Friday, July 7, 2023

Tom Sito's ANimation ALmanac for July 7, 2023


Birthdays: Joseph Jacquard- of the Jacquard Loom 1752, Gustav Mahler, Satchel Page, Ringo Starr is 83, Doc Severinsen, Robert Heinlein, William Kuntsler, Gian Carlo Menotti, animator Ken Harris, Shelley Duval is 74, Ted Cassidy-Lurch in the Adams Family, Michelle Kwan, David McCullough, Pierre Cardin, and according to Sir Arthur Conan Doyle this is the birthday of Sherlock Holmes’ sidekick Dr. John Watson.


1814- Sir Walter Scott published his first novel Waverly. He wrote it under a pseudonym because he worried novel-writing would damage his reputation as a poet.


1895-THE FIRST SUNDAY COMICS - The first modern comic strip, Hogan’s Alley featuring "The Yellow Kid" by Richard Felton Outcault, debuts in the Sunday edition of Josef Pulitzer's New York World. The strip was so popular it gave the name "Yellow Journalism" to the sensationalist tabloid press. Newspaper comics at this time were the mass media of the day. For people who couldn’t afford a theater ticket and couldn’t yet speak English, the little characters in the penny papers were extremely popular and made celebrities out of cartoonists like Outcault, Bud Selig, George McManus, and Winsor McCay. Richard Outcault later invented the backend deal, when he asked for a percentage of all sales from his new comic strip "Buster Brown and his dog Tige”.
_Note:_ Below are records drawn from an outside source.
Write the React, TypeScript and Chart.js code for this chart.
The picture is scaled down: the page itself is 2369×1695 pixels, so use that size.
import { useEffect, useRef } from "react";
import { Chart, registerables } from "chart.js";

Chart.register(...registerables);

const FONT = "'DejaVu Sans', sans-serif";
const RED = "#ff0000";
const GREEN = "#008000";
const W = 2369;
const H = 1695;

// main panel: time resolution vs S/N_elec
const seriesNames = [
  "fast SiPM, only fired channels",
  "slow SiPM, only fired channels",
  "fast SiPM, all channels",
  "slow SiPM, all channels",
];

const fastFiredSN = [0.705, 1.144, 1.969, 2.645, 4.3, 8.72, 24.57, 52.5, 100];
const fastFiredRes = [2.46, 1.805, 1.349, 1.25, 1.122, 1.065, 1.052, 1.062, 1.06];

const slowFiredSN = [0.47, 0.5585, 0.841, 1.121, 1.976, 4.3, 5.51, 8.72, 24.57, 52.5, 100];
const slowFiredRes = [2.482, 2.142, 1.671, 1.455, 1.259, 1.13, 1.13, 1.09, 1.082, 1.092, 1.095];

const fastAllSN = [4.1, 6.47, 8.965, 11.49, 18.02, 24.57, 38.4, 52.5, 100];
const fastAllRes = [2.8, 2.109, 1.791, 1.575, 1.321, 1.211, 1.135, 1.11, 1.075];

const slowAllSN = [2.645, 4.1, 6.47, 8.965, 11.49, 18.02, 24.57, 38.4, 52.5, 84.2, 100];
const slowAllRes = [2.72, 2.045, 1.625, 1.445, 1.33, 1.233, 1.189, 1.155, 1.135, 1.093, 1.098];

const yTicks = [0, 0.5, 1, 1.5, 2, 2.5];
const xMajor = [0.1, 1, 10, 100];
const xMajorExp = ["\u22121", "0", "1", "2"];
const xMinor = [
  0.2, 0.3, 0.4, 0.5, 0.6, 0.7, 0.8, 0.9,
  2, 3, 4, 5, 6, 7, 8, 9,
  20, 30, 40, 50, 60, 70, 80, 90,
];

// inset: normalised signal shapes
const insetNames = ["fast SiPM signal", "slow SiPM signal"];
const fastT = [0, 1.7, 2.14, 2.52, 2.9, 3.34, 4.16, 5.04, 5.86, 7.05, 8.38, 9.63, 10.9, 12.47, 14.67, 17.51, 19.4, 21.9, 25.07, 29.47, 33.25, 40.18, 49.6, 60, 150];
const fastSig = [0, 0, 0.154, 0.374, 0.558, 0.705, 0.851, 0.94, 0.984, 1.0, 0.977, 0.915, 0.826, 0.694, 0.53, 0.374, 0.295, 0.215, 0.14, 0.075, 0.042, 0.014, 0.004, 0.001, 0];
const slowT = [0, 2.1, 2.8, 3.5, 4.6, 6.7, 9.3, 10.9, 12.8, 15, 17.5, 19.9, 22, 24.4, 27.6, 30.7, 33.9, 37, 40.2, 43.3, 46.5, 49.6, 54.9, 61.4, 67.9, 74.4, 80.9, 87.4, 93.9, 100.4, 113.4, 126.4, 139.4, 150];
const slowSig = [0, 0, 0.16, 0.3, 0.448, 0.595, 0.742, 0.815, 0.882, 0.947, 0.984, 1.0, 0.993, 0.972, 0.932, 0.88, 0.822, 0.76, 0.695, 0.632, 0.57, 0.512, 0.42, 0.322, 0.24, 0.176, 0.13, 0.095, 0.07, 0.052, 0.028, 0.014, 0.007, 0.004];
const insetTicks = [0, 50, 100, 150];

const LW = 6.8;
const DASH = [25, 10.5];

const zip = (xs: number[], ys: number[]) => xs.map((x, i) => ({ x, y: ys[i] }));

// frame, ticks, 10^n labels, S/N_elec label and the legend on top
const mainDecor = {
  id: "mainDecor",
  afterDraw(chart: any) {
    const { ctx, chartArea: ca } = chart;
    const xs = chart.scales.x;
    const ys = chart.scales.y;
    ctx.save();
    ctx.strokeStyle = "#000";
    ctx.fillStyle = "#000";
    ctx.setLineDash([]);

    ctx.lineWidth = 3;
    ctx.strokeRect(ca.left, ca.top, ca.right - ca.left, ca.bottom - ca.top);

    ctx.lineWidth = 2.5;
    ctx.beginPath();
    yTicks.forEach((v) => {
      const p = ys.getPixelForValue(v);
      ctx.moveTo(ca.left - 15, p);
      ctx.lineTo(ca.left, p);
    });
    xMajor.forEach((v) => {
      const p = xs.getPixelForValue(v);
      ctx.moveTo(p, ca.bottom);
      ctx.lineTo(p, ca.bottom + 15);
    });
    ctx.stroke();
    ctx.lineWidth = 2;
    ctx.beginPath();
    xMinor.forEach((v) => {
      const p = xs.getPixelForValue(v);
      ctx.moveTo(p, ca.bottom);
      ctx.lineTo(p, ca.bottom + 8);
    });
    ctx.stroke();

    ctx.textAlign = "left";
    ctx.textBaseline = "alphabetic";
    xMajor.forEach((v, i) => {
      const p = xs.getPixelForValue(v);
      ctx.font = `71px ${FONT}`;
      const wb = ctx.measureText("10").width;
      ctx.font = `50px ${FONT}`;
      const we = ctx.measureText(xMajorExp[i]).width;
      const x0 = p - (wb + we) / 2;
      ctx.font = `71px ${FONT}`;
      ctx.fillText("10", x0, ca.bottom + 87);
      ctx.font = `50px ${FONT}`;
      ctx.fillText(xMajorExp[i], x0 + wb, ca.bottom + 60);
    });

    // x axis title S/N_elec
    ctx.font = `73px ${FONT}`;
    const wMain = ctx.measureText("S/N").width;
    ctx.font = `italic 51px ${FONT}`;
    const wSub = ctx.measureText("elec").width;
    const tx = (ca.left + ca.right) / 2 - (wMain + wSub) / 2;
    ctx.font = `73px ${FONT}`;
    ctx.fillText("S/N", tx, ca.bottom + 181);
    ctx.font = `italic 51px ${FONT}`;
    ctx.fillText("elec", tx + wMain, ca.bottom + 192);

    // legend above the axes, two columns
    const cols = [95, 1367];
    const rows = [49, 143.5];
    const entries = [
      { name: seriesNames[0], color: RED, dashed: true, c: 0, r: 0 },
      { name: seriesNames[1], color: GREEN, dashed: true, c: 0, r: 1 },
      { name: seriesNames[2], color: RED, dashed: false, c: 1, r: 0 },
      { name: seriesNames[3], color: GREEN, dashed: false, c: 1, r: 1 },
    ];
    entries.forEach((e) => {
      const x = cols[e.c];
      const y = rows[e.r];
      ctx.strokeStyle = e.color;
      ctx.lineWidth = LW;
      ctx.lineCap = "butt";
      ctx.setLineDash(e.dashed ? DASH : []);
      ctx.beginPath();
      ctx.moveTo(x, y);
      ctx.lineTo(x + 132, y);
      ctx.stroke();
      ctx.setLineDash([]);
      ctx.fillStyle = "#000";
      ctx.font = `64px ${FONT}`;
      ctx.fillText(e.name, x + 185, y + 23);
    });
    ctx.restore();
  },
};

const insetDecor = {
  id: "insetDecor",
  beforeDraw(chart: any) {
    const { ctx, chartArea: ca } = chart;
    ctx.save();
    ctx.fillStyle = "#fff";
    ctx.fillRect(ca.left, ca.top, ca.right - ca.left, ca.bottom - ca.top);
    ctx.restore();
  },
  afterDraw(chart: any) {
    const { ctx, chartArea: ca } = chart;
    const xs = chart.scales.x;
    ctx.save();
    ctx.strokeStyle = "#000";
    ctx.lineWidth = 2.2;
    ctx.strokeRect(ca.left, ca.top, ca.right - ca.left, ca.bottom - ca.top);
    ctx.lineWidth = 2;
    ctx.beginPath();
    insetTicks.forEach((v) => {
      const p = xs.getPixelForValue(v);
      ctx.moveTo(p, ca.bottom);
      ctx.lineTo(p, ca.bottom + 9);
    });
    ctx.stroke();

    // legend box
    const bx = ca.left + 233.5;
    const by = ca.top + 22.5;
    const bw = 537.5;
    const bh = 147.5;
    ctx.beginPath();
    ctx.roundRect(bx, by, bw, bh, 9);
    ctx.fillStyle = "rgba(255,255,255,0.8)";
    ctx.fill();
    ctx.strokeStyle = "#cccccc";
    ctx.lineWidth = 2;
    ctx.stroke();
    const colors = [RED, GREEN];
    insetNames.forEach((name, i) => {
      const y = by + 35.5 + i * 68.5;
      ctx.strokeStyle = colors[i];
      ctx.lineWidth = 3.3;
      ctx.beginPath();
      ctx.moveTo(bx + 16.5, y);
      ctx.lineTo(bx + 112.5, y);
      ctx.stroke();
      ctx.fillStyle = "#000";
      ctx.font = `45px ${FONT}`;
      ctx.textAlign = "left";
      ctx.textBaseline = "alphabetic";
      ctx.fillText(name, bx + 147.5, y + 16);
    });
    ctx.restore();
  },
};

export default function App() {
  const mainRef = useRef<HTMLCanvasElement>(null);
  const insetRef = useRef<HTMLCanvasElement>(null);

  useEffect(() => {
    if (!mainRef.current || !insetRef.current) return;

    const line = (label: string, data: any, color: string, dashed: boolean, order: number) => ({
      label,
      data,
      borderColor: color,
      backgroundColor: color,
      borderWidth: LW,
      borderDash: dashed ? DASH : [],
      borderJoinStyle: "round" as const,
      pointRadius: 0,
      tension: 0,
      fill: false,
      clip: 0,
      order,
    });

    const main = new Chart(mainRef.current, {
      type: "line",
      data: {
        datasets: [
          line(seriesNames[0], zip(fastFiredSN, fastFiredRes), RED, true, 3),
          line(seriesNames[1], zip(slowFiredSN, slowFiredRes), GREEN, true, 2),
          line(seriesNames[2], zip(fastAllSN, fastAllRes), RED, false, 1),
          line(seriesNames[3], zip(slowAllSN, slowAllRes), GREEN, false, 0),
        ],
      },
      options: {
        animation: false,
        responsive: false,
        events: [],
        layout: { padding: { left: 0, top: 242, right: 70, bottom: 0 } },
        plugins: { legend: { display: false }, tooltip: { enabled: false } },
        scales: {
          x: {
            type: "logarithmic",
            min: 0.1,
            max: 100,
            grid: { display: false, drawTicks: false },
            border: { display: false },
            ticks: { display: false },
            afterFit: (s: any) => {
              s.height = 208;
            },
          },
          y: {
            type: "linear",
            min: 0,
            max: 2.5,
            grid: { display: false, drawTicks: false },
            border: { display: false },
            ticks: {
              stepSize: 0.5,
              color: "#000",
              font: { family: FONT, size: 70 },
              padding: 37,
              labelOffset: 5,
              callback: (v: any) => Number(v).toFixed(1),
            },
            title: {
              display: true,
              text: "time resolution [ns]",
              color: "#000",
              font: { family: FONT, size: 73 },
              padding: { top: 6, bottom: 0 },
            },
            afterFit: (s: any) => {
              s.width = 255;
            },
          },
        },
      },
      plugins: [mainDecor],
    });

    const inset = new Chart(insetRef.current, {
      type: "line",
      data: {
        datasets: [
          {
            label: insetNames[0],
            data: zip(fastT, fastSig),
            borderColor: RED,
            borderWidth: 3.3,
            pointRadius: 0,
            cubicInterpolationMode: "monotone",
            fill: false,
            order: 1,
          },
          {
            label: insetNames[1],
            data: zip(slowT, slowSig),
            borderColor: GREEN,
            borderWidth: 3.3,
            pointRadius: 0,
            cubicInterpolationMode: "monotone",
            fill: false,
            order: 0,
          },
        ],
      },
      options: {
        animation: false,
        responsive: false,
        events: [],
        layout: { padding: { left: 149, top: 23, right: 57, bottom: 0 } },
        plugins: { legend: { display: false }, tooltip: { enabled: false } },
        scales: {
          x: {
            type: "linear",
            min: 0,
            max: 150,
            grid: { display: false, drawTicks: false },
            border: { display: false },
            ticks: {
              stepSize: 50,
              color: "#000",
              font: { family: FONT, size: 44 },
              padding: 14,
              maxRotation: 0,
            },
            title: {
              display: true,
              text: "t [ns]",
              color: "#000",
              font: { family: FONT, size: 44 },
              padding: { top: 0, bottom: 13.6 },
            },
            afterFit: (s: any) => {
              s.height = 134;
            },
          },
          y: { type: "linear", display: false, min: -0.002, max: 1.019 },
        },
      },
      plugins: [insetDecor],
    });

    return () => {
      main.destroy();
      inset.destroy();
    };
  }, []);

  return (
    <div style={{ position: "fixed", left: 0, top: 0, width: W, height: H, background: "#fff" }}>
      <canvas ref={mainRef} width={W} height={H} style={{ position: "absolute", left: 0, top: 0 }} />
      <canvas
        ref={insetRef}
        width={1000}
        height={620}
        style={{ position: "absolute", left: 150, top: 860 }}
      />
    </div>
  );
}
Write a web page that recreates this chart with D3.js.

1936 - RCA shows the first true TV program: dancing, a short film on locomotives, a Bonwit Teller fashion show & monologue from the Tobacco Road radio comedy show. 


1946- After the War, the BBC television service resumes and an announcer says:" Well now, where were we?"  They continued the Mickey cartoon Mickey’s Gala Premier from where it was interrupted in 1939. World War II probably held back for a decade the development of television.


1946- Millionaire aviator Howard Hughes crashed an experimental airplane into four homes in Beverly Hills. Hughes had crashed planes before without much injury, but this crash left him near death. His slow recuperation left him with a lifetime addiction to morphine and codeine. 


1947- THE ROSWELL INCIDENT- An official news report from the USAF 509th bomber command -the same unit that dropped the Hiroshima bomb- stated they had recovered the wreckage of a UFO in the New Mexico desert near Roswell and were examining it. The next day the commanding general of the 8th Air Force arrived in Roswell. He announced to the press that the earlier report was an error, and it was only a downed weather balloon. The wreckage was removed under heavy-armed guard. 

Complete secrecy was then imposed. The communications officer Major Jesse Marcel, who posed for an official photo showing him with the balloon wreckage, later told his son the photo was faked. Marcel, who died in 1967 and his adjutant Lt. Haut still stick to the original version of their story. Lt. Haut also claimed the base commander Col. William Blanchard thought it was UFO debris. This report coming only two weeks after the first modern sighting of "flying saucers" over Mt. Rainier in Oregon sparked the Flying Saucer craze that gripped America throughout the 1950’s.


1949- "I’m Friday"- The program Dragnet first debuted on radio. It later became a hit on TV as well. Jack Webb conceived, wrote, directed and starred in the show. His hardest job was urging actors "not to act" but to speak the lines normally like the average person does.


1957- Former MGM animation directors Bill Hanna and Joe Barbera filed papers to incorporate their new company, Hanna - Barbera Enterprises, Inc. 



1958- Al and Jerry Lapin opened the first International House of Pancakes (IHOP) restaurant in Toluca Lake California. 


1960- First demonstration of a practical laser beam. In Russia it had been theorized since 1951. Light Amplification by Stimulated Emission of Radiation, or LASER.


1967- Vivien Leigh, the actress who played Scarlet O’Hara in Gone with the Wind, collapsed and died from recurrent tuberculosis. She was 53.


1967 - Beatles' "All You Need is Love" is released. Queen Elizabeth II said it was one of her favorite songs.


1967 – The Doors' "Light My Fire" hits #1.